This article in the American Bar Association Journal caught my attention. The long and short of it is that a new associate at a huge law firm bought his fiancee a $100,000 (yep, six figures) engagement ring. The associate, Ryan Strasser, who probably makes about $175,000 a year, says he budgeted $40,000 for an engagement ring, but his fiancee, Sarah Jones Dickens, said she was worth at least a 3.5 carat ring, so Strasser ponied up the extra $60 grand to please his future wife with a 4 carat rock. Things went south, the engagement was broken off, and now the lawyer wants the ring back. Strasser left the $4,800/month house the two had been sharing while Dickens finished her dissertation in art history, but continued to pay the rent. He claims there was an agreement that he would let her stay, he’d pay the rent, but she’d give the ring back. Now Dickens claims the ring is hers, no strings attached.

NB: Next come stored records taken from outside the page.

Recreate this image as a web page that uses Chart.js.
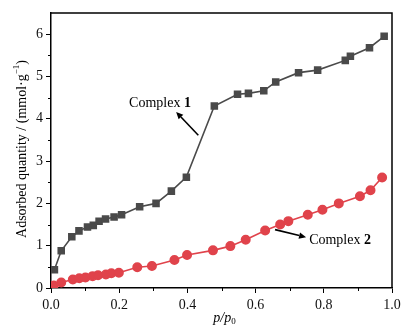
<!DOCTYPE html>
<html><head><meta charset="utf-8">
<script src="https://cdn.jsdelivr.net/npm/chart.js@4/dist/chart.umd.min.js"></script>
<style>html,body{margin:0;padding:0;background:#fff}#wrap{width:413px;height:332px;position:relative}</style>
</head><body><div id="wrap"><canvas id="c"></canvas></div>
<script>
const xs1 = [0.010,0.030,0.061,0.082,0.107,0.124,0.141,0.160,0.185,0.207,0.260,0.308,0.353,0.397,0.479,0.547,0.579,0.624,0.659,0.726,0.782,0.863,0.878,0.934,0.977];
const ys1 = [0.43,0.88,1.21,1.35,1.44,1.48,1.58,1.63,1.68,1.73,1.92,2.00,2.29,2.62,4.30,4.58,4.60,4.66,4.87,5.09,5.15,5.38,5.48,5.68,5.95];
const xs2 = [0.008,0.030,0.064,0.083,0.101,0.122,0.138,0.161,0.177,0.199,0.253,0.296,0.362,0.399,0.475,0.526,0.571,0.628,0.672,0.696,0.753,0.796,0.844,0.906,0.937,0.971];
const ys2 = [0.06,0.13,0.20,0.23,0.25,0.28,0.30,0.32,0.35,0.36,0.49,0.52,0.66,0.78,0.89,0.99,1.14,1.36,1.50,1.58,1.73,1.85,2.00,2.17,2.31,2.61];
const xTicks = [0.0,0.2,0.4,0.6,0.8,1.0];
const yTicks = [0,1,2,3,4,5,6];
const label1 = ["Complex ", "1"];
const label2 = ["Complex ", "2"];
const serif = '"Liberation Serif", "Times New Roman", serif';

function pts(xs, ys){ return xs.map((x,i)=>({x:x, y:ys[i]})); }

function arrow(ctx, x1,y1,x2,y2){
  ctx.save();
  ctx.strokeStyle='#000'; ctx.fillStyle='#000'; ctx.lineWidth=1.6;
  const a=Math.atan2(y2-y1,x2-x1), L=7, W=3.2;
  const bx=x2-L*Math.cos(a), by=y2-L*Math.sin(a);
  ctx.beginPath(); ctx.moveTo(x1,y1); ctx.lineTo(bx,by); ctx.stroke();
  ctx.beginPath(); ctx.moveTo(x2,y2);
  ctx.lineTo(bx+W*Math.sin(a), by-W*Math.cos(a));
  ctx.lineTo(bx-W*Math.sin(a), by+W*Math.cos(a));
  ctx.closePath(); ctx.fill();
  ctx.restore();
}
function label(ctx, parts, x, y){
  ctx.save(); ctx.fillStyle='#000'; ctx.textBaseline='middle'; ctx.textAlign='left';
  ctx.font='14px '+serif; ctx.fillText(parts[0], x, y);
  const w=ctx.measureText(parts[0]).width;
  ctx.font='bold 14px '+serif; ctx.fillText(parts[1], x+w, y);
  ctx.restore();
}

const deco = {
  id:'deco',
  afterDraw(chart){
    const ctx=chart.ctx, ca=chart.chartArea, xs=chart.scales.x, ys=chart.scales.y;
    ctx.save();
    ctx.strokeStyle='#000'; ctx.lineWidth=1.5;
    ctx.beginPath(); ctx.moveTo(ca.left, ca.top); ctx.lineTo(ca.right, ca.top); ctx.lineTo(ca.right, ca.bottom); ctx.stroke();
    ctx.lineWidth=1;
    for(let v=0.1; v<1; v+=0.2){ const p=Math.round(xs.getPixelForValue(v))+0.5; ctx.beginPath(); ctx.moveTo(p, ca.bottom); ctx.lineTo(p, ca.bottom+3); ctx.stroke(); }
    for(let v=0.5; v<6.5; v+=1){ const p=Math.round(ys.getPixelForValue(v))+0.5; ctx.beginPath(); ctx.moveTo(ca.left, p); ctx.lineTo(ca.left-3, p); ctx.stroke(); }
    ctx.save();
    ctx.translate(22, 149);
    ctx.rotate(-Math.PI/2);
    ctx.fillStyle='#000'; ctx.textBaseline='middle';
    const t1='Adsorbed quantity / (mmol·g', sup='−1', t2=')';
    ctx.font='14px '+serif; const w1=ctx.measureText(t1).width, w3=ctx.measureText(t2).width;
    ctx.font='9px '+serif; const w2=ctx.measureText(sup).width;
    const tot=w1+w2+w3; let x0=-tot/2;
    ctx.textAlign='left';
    ctx.font='14px '+serif; ctx.fillText(t1, x0, 0);
    ctx.font='9px '+serif; ctx.fillText(sup, x0+w1, -5);
    ctx.font='14px '+serif; ctx.fillText(t2, x0+w1+w2, 0);
    ctx.restore();
    ctx.fillStyle='#000'; ctx.textBaseline='middle'; ctx.textAlign='left';
    ctx.font='italic 14px '+serif;
    const a='p/p'; const wa=ctx.measureText(a).width;
    ctx.font='9px '+serif; const wb=ctx.measureText('0').width;
    let xx=(ca.left+ca.right)/2 - (wa+wb)/2 + 3;
    ctx.font='italic 14px '+serif; ctx.fillText(a, xx, 318);
    ctx.font='9px '+serif; ctx.fillText('0', xx+wa, 322);
    arrow(ctx, xs.getPixelForValue(0.432), ys.getPixelForValue(3.61), xs.getPixelForValue(0.367), ys.getPixelForValue(4.16));
    label(ctx, label1, xs.getPixelForValue(0.229), ys.getPixelForValue(4.36));
    arrow(ctx, xs.getPixelForValue(0.657), ys.getPixelForValue(1.38), xs.getPixelForValue(0.748), ys.getPixelForValue(1.20));
    label(ctx, label2, xs.getPixelForValue(0.757), ys.getPixelForValue(1.13));
    ctx.restore();
  }
};

new Chart(document.getElementById('c'), {
  type:'line',
  data:{ datasets:[
    { label:'Complex 1', data:pts(xs1,ys1), borderColor:'#4a4a4a', backgroundColor:'#4a4a4a', borderWidth:1.6, pointStyle:'rect', pointRadius:4.2, pointHoverRadius:4.2, tension:0 },
    { label:'Complex 2', data:pts(xs2,ys2), borderColor:'#e0434b', backgroundColor:'#e0434b', borderWidth:1.6, pointStyle:'circle', pointRadius:4.2, pointHoverRadius:4.2, tension:0 }
  ]},
  options:{
    responsive:true, maintainAspectRatio:false, animation:false,
    layout:{ padding:{ top:13, right:21, left:0, bottom:0 } },
    plugins:{ legend:{display:false}, tooltip:{enabled:false} },
    scales:{
      x:{ type:'linear', min:0, max:1,
        afterBuildTicks(s){ s.ticks = xTicks.map(v=>({value:v})); },
        afterFit(s){ s.height=44; },
        grid:{ drawOnChartArea:false, drawTicks:true, tickLength:5, color:'#000', tickWidth:1 },
        border:{ color:'#000', width:1.5 },
        ticks:{ color:'#111', font:{ family:serif, size:14 }, padding:4, maxRotation:0, callback:v=>v.toFixed(1) } },
      y:{ type:'linear', min:0, max:6.5,
        afterBuildTicks(s){ s.ticks = yTicks.map(v=>({value:v})); },
        afterFit(s){ s.width=51; },
        grid:{ drawOnChartArea:false, drawTicks:true, tickLength:5, color:'#000', tickWidth:1 },
        border:{ color:'#000', width:1.5 },
        ticks:{ color:'#111', font:{ family:serif, size:14 }, padding:3, callback:v=>String(v) } }
    }
  },
  plugins:[deco]
});
</script></body></html>
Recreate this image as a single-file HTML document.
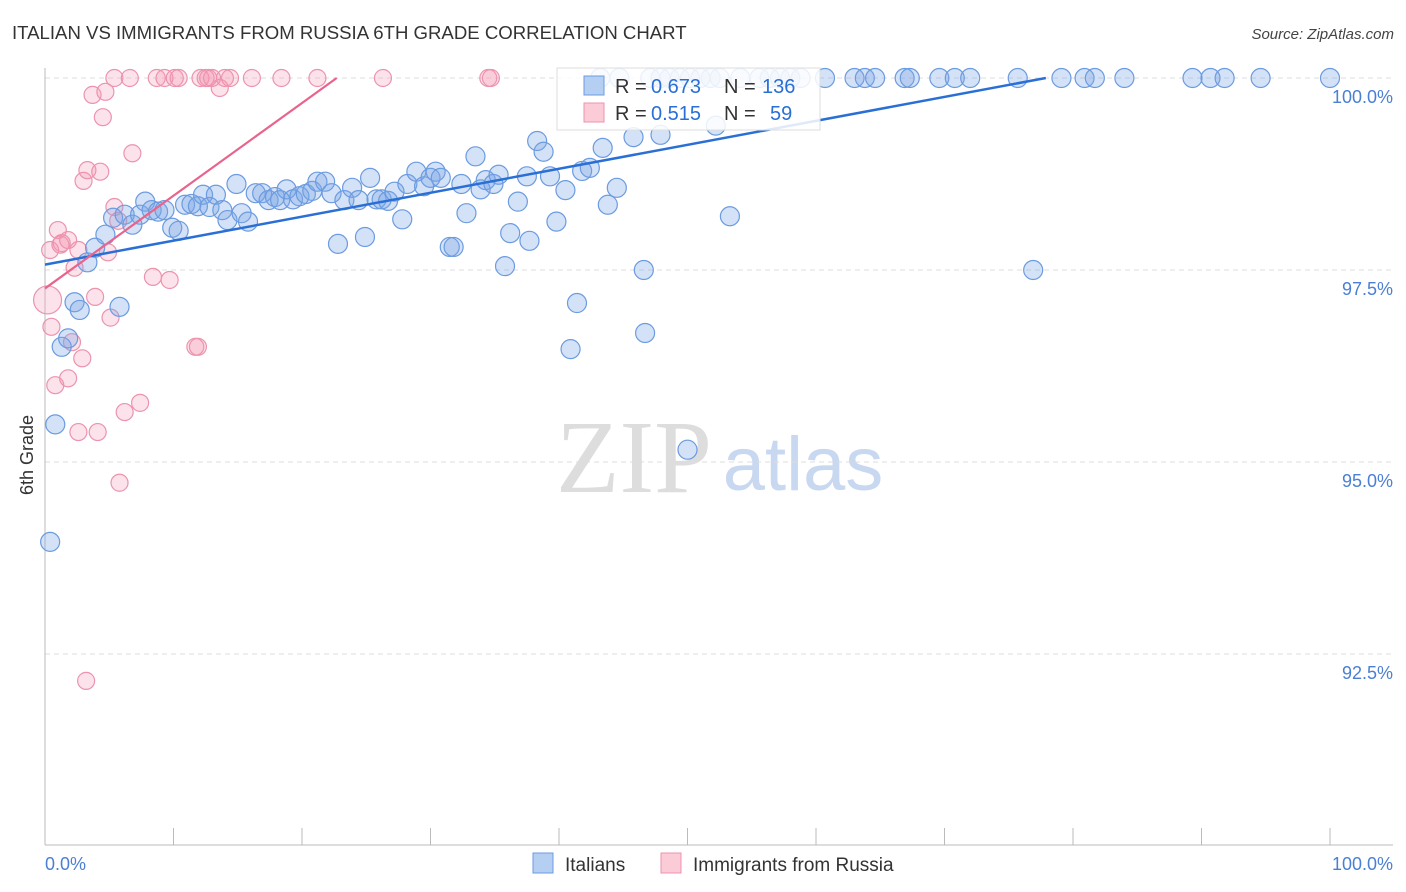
<!DOCTYPE html>
<html><head><meta charset="utf-8"><style>
body{margin:0;background:#fff;font-family:"Liberation Sans",sans-serif}
#wrap{position:relative;width:1406px;height:892px;overflow:hidden}
</style></head><body>
<div id="wrap">
<svg id="svg" width="1406" height="892"></svg>
</div>
<script>
const blueX=[0.4,0.8,1.3,1.8,2.3,2.7,3.3,3.9,4.7,5.3,5.8,6.2,6.8,7.4,7.8,8.3,8.8,9.3,9.9,10.4,10.9,11.4,11.9,12.3,12.8,13.3,13.8,14.2,14.9,15.3,15.8,16.4,16.9,17.4,17.9,18.3,18.8,19.3,19.8,20.3,20.8,21.2,21.8,22.3,22.8,23.3,23.9,24.4,24.9,25.3,25.8,26.2,26.7,27.2,27.8,28.2,28.9,29.5,30.0,30.4,30.8,31.5,31.8,32.4,32.8,33.5,33.9,34.3,34.9,35.3,35.8,36.2,36.8,37.5,37.7,38.3,38.8,39.3,39.8,40.5,40.9,41.4,41.8,42.4,43.4,43.8,44.5,45.8,46.6,46.7,47.9,50.0,52.2,53.3,76.9,
43.2,44.7,47.1,47.9,48.6,49.4,50.2,51.0,51.8,52.5,54.1,55.6,56.4,57.2,58.0,58.8,60.7,63.0,63.8,64.6,66.9,67.3,69.6,70.8,72.0,75.7,79.1,80.9,81.7,84.0,89.3,90.7,91.8,94.6,100];
const blueY=[93.96,95.49,96.50,96.61,97.08,96.98,97.60,97.79,97.96,98.18,97.02,98.22,98.09,98.22,98.39,98.28,98.26,98.28,98.05,98.01,98.35,98.36,98.33,98.48,98.32,98.48,98.28,98.15,98.62,98.24,98.13,98.50,98.50,98.41,98.45,98.41,98.55,98.42,98.46,98.49,98.53,98.65,98.65,98.50,97.84,98.41,98.57,98.41,97.93,98.70,98.42,98.42,98.40,98.52,98.16,98.62,98.78,98.59,98.70,98.78,98.70,97.80,97.80,98.62,98.24,98.98,98.55,98.67,98.62,98.74,97.55,97.98,98.39,98.72,97.88,99.18,99.04,98.72,98.13,98.54,96.47,97.07,98.79,98.83,99.09,98.35,98.57,99.23,97.50,96.68,99.26,95.16,99.38,98.20,97.50,
100,100,100,100,100,100,100,100,100,100,100,100,100,100,100,100,100,100,100,100,100,100,100,100,100,100,100,100,100,100,100,100,100,100,100];
const pinkX=[0.2,0.4,0.5,0.8,1.0,1.2,1.3,1.8,1.8,2.1,2.3,2.6,2.6,2.9,3.0,3.2,3.3,3.7,3.9,4.1,4.3,4.5,4.7,4.9,5.1,5.4,5.7,5.8,6.2,6.8,7.4,8.4,9.7,11.7,11.9,13.6,
5.4,6.6,8.7,9.3,10.1,10.4,12.1,12.5,12.7,13.0,14.0,14.4,16.1,18.4,21.2,26.3,34.5,34.7];
const pinkY=[97.11,97.76,96.76,96.00,98.02,97.83,97.85,97.89,96.09,96.56,97.53,97.76,95.39,96.35,98.66,92.15,98.80,99.78,97.15,95.39,98.78,99.49,99.82,97.73,96.88,98.32,98.14,94.73,95.65,99.02,95.77,97.41,97.37,96.50,96.50,99.87,
100,100,100,100,100,100,100,100,100,100,100,100,100,100,100,100,100,100];
const trendBlue=[97.57,0.0312];
const trendPink=[97.26,0.1207];
const yTicks=[100,97.5,95,92.5];
const yTickLabels=["100.0%","97.5%","95.0%","92.5%"];

const NS="http://www.w3.org/2000/svg";
const svg=document.getElementById('svg');
const X=v=>45+v*12.85;
const Y=v=>78+(100-v)*76.8;
function mk(tag,attrs,parent){const e=document.createElementNS(NS,tag);for(const k in attrs)e.setAttribute(k,attrs[k]);(parent||svg).appendChild(e);return e;}
function txt(s,attrs){const t=mk('text',attrs);t.textContent=s;return t;}

let t=txt("ITALIAN VS IMMIGRANTS FROM RUSSIA 6TH GRADE CORRELATION CHART",{x:12,y:39,'font-size':18.6,fill:'#333'});


t=txt("Source: ZipAtlas.com",{x:1394,y:39,'font-size':15,fill:'#444','font-style':'italic','text-anchor':'end'});


t=txt("6th Grade",{x:33,y:455,'font-size':18,fill:'#333','text-anchor':'middle',transform:'rotate(-90 33 455)'});



t=txt("ZIP",{x:634,y:492,'font-size':104,fill:'#ddd','font-family':'Liberation Serif','text-anchor':'middle'});


t=txt("atlas",{x:803,y:490,'font-size':76,fill:'#c8d8f0','text-anchor':'middle'});



yTicks.forEach((v,i)=>{
 const g=mk('line',{x1:45,x2:1393,y1:Y(v),y2:Y(v),stroke:'#ddd','stroke-dasharray':'5,4'});
 
 
 const l=txt(yTickLabels[i],{x:1393,y:Y(v)+25,'font-size':18,fill:'#4a7fd4','text-anchor':'end'});
 
 
});
let ax=mk('line',{x1:45,x2:45,y1:68,y2:845,stroke:'#bbb'});


ax=mk('line',{x1:45,x2:1393,y1:845,y2:845,stroke:'#bbb'});


for(let i=0;i<=10;i++){const tk=mk('line',{x1:X(i*10),x2:X(i*10),y1:828,y2:845,stroke:'#bbb'});
 
 }
t=txt("0.0%",{x:45,y:870,'font-size':18,fill:'#4a7fd4'});


t=txt("100.0%",{x:1393,y:870,'font-size':18,fill:'#4a7fd4','text-anchor':'end'});



pinkX.forEach((x,i)=>{const c=mk('circle',{cx:X(x),cy:Y(pinkY[i]),r:i===0?14:8.5,fill:'rgba(244,150,178,0.28)',stroke:'#ec93ad','stroke-width':1.2});
 
 });
blueX.forEach((x,i)=>{const c=mk('circle',{cx:X(x),cy:Y(blueY[i]),r:9.5,fill:'rgba(120,165,230,0.32)',stroke:'#6b9be0','stroke-width':1.2});
 
 });

const bEnd=(100-trendBlue[0])/trendBlue[1];
let ln=mk('line',{x1:X(0),y1:Y(trendBlue[0]),x2:X(bEnd),y2:Y(100),stroke:'#2a6fd6','stroke-width':2.5});


const pEnd=(100-trendPink[0])/trendPink[1];
ln=mk('line',{x1:X(0),y1:Y(trendPink[0]),x2:X(pEnd),y2:Y(100),stroke:'#e8648c','stroke-width':2.2});



let g=mk('g',{});


mk('rect',{x:557,y:68,width:263,height:62,fill:'rgba(255,255,255,0.85)',stroke:'#ddd'},g);
mk('rect',{x:584,y:76,width:20,height:19,fill:'#b5cff3',stroke:'#6b9be0'},g);
mk('rect',{x:584,y:103,width:20,height:19,fill:'#fccbd8',stroke:'#ec93ad'},g);
[["R = ",615,93,'#333'],["0.673",651,93,'#2a6fd6'],["N = ",724,93,'#333'],["136",762,93,'#2a6fd6'],
 ["R = ",615,120,'#333'],["0.515",651,120,'#2a6fd6'],["N = ",724,120,'#333'],["59",770,120,'#2a6fd6']].forEach(a=>{
 const e=mk('text',{x:a[1],y:a[2],'font-size':20,fill:a[3]},g);e.textContent=a[0];});

g=mk('g',{});


mk('rect',{x:533,y:853,width:20,height:20,fill:'#b5cff3',stroke:'#6b9be0'},g);
let e=mk('text',{x:565,y:871,'font-size':19,fill:'#333'},g);e.textContent="Italians";
mk('rect',{x:661,y:853,width:20,height:20,fill:'#fccbd8',stroke:'#ec93ad'},g);
e=mk('text',{x:693,y:871,'font-size':19,fill:'#333'},g);e.textContent="Immigrants from Russia";
</script>
</body></html>
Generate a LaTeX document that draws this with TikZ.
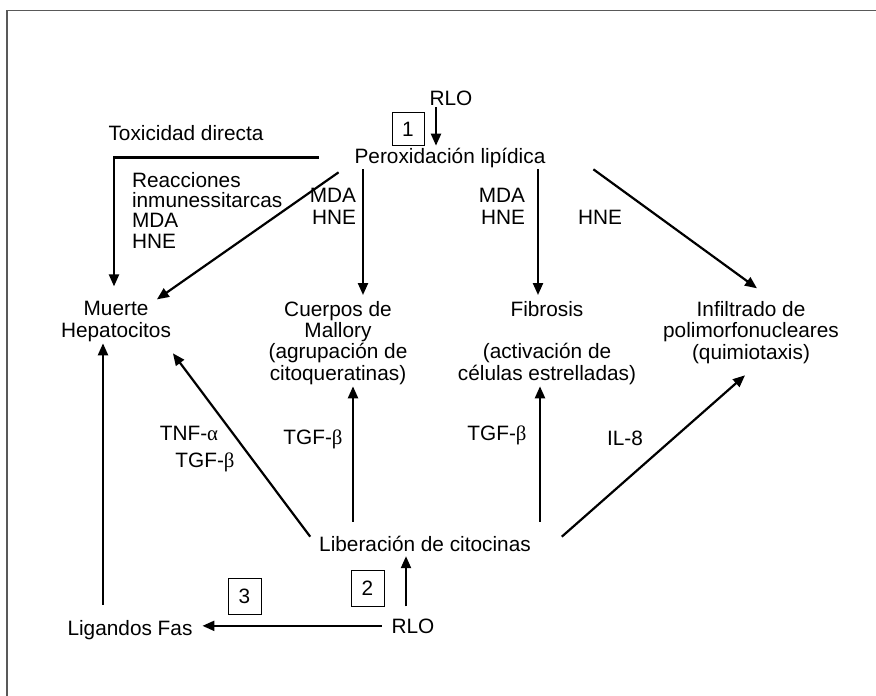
\documentclass[tikz,border=0pt]{standalone}
\usepackage{fontspec}
\setmainfont{Liberation Sans}
\newfontfamily\grk{Liberation Serif}
\usetikzlibrary{arrows.meta}
\begin{document}
\begin{tikzpicture}[x=1pt,y=-1pt,
  every node/.style={font=\fontsize{20.8}{21.3}\selectfont, inner sep=0pt, outer sep=2pt},
  lbl/.style={anchor=base},
  numbox/.style={draw, line width=1pt, minimum width=32pt, minimum height=33pt, inner sep=0pt, outer sep=0pt},
  arr/.style={line width=2.2pt, -{Triangle[length=12pt,width=10pt]}},
  frame/.style={line width=1.5pt, draw=black!65}]
\useasboundingbox (0,0) rectangle (876,696);
\draw[frame] (7,696) -- (7,10.5) -- (876,10.5);

% nodes (for multi-line nodes the base anchor is the last line's baseline)
\node[lbl] (rlo1) at (451,105) {RLO};
\node[numbox] (box1) at (408,129) {1};
\node[lbl] (perox) at (450,163) {Peroxidación lipídica};
\node[lbl] (tox) at (186,140) {Toxicidad directa};
\node[anchor=base west, align=left, font=\fontsize{20.8}{20.3}\selectfont] (reac) at (130,248) {Reacciones\\inmunessitarcas\\MDA\\HNE};
\node[anchor=base east, align=right] (mdal) at (358,224) {MDA\\HNE};
\node[anchor=base east, align=right] (mdar) at (527,224) {MDA\\HNE};
\node[lbl] (hne) at (600,224) {HNE};
\node[lbl, align=center] (muerte) at (116,337) {Muerte\\Hepatocitos};
\node[lbl, align=center] (cuerpos) at (338,380) {Cuerpos de\\Mallory\\(agrupación de\\citoqueratinas)};
\node[lbl, align=center] (fibrosis) at (547,380) {Fibrosis\\[21.3pt](activación de\\células estrelladas)};
\node[lbl, align=center] (infil) at (751,359) {Infiltrado de\\polimorfonucleares\\(quimiotaxis)};
\node[lbl] (tnf) at (189,440) {TNF-{\grk α}};
\node[lbl] (tgfa) at (205,467) {TGF-{\grk β}};
\node[lbl] (tgfb) at (313,444) {TGF-{\grk β}};
\node[lbl] (tgfc) at (497,440) {TGF-{\grk β}};
\node[lbl] (il8) at (625,445) {IL-8};
\node[lbl] (liber) at (425,551) {Liberación de citocinas};
\node[numbox, minimum width=33pt, minimum height=36pt] (box2) at (367.5,588.5) {2};
\node[lbl] (rlo2) at (413,633) {RLO};
\node[lbl] (ligandos) at (130,635) {Ligandos Fas};
\node[numbox, minimum width=33pt, minimum height=36pt] (box3) at (244.5,596.5) {3};

% connectors
\draw[arr] (rlo1.south -| 436,0) -- (perox.north -| 436,0);
\draw[arr] ([xshift=-34pt]perox.west) -| ([yshift=13pt]muerte.north -| 114,0);
\draw[arr] ([shift={(-14pt,-3pt)}]perox.south west) -- ([xshift=-16pt]muerte.north east);
\draw[arr] (perox.south -| 363,0) -- ([yshift=4pt]cuerpos.north -| 363,0);
\draw[arr] (perox.south -| 538,0) -- ([yshift=4pt]fibrosis.north -| 538,0);
\draw[arr] ([xshift=46pt]perox.south east) -- ([shift={(6pt,11pt)}]infil.north);
\draw[arr] ([yshift=13pt]ligandos.north -| 103,0) -- (muerte.south -| 103,0);
\draw[arr] ([shift={(-7pt,-3pt)}]liber.north west) -- ([yshift=-10pt]muerte.south east);
\draw[arr] ([yshift=12pt]liber.north -| 353,0) -- (cuerpos.south -| 353,0);
\draw[arr] ([yshift=12pt]liber.north -| 540,0) -- (fibrosis.south -| 540,0);
\draw[arr] ([shift={(29pt,-3pt)}]liber.north east) -- ([shift={(-6pt,-10pt)}]infil.south);
\draw[arr] ([yshift=10pt]rlo2.north -| 406,0) -- ([yshift=-3pt]liber.south -| 406,0);
\draw[arr] ([xshift=-8pt]rlo2.west) -- ([xshift=8pt]ligandos.east |- rlo2.west);
\end{tikzpicture}
\end{document}
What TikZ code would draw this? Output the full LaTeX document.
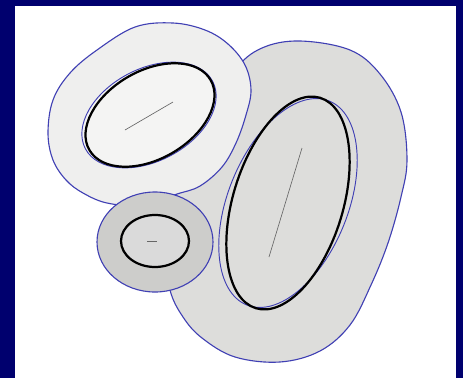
\documentclass[tikz,border=0pt]{standalone}
\usepackage{tikz}
\definecolor{frame}{HTML}{00006E}
\definecolor{rim}{HTML}{4040B4}
\definecolor{bigfill}{HTML}{DDDDDB}
\definecolor{leftfill}{HTML}{EFEFEE}
\definecolor{ringfill}{HTML}{CDCDCB}
\definecolor{dotfill}{HTML}{DADADA}

\begin{document}
\begin{tikzpicture}[x=0.03cm,y=-0.03cm,
    blob/.style={draw=rim,line width=0.95pt},
    shell/.style={draw=rim,line width=0.8pt},
    core/.style={draw=black,line width=1.9pt},
    axisline/.style={draw=black!60,line width=0.55pt}
  ]
    \useasboundingbox (0,0) rectangle (463,378);
    \fill[frame] (0,0) rectangle (463,378);
    \fill[white] (15,6) rectangle (456,378);

    % large cluster on the right
    \path[blob,fill=bigfill] plot[smooth cycle,tension=0.6] coordinates {
      (300,41) (350,50) (380,74) (401,112) (407,160) (401,197) (388,243)
      (371,285) (350,325) (320,351) (280,362) (235,357) (202,338) (183,317)
      (170,290) (166,250) (177,192) (205,120) (235,70) (262,48)};
    \path[shell,fill=bigfill] (288,203) [rotate around={68:(288,203)}] ellipse [x radius=110,y radius=60];
    \path[core] (288,203) [rotate around={73:(288,203)}] ellipse [x radius=110,y radius=55];
    \path[axisline] (302,148) -- (269,257);

    % upper left cluster
    \path[blob,fill=leftfill] plot[smooth cycle,tension=0.6] coordinates {
      (173,23) (205,30) (228,44) (245,65) (251,90) (246,115) (236,143)
      (222,167) (200,186) (177,194) (140,205) (107,203) (83,193) (66,180)
      (53,160) (48,133) (53,100) (70,73) (97,50) (135,27)};
    \path[shell,fill=leftfill!70!white] (149,115) [rotate around={28:(149,115)}] ellipse [x radius=72,y radius=46];
    \path[core] (150,115) [rotate around={30:(150,115)}] ellipse [x radius=70,y radius=44];
    \path[axisline] (125,130) -- (173,102);

    % small cluster
    \path[blob,fill=ringfill] (155,242) ellipse [x radius=58,y radius=50];
    \path[core,fill=dotfill] (155,241) ellipse [x radius=34,y radius=26];
    \path[axisline] (147,241) -- (157,241);
  \end{tikzpicture}
\end{document}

So what’s the connection between this sad tale of unrequited love and bankruptcy? Well, Strasser might end up there but the real moral of this story is that just because you have money doesn’t mean you can’t get yourself into a lot of financial difficulty. Strasser apparently financed the ring through a combination of savings, credit cards and a $30,000 personal loan. In other words, he’s got what we in the business call a butt-load of consumer debt. That debt is bearing interest that’s probably in the high teens. As one commentator to this article put it, “he’ll be well into alimony from wife number 1 before he finishes paying off this mistake with his fiancee.” Now that’s kind of cynical, but there’s a lot of truth to the statement.
Strasser exhibited several signs of bankruptcy prone people. First, he let emotion get in the way of clear thinking. Really, if your fiancee says she’s “worth” a $100k ring, isn’t that a red flag? Secondly, he let the fact that he’s making good money cloud his judgment about his ability to meet his obligations. You can never make enough money to cover your expenses, because expenses have a way of expanding to consume the money available. What you have to do is learn to live within your income, whether that’s $17,500 or $175,000 per year. Thirdly, he turned to credit cards and personal loans to finance what was never a necessity in the first place.
Most of the time people file bankruptcy due to circumstances beyond their control, such as job loss, unexpected and uninsured medical expenses, death of a spouse, that sort of thing. But a good number of people put themselves on the fast track to bankruptcy by acting like Mr. Strasser. And it doesn’t matter how much they make.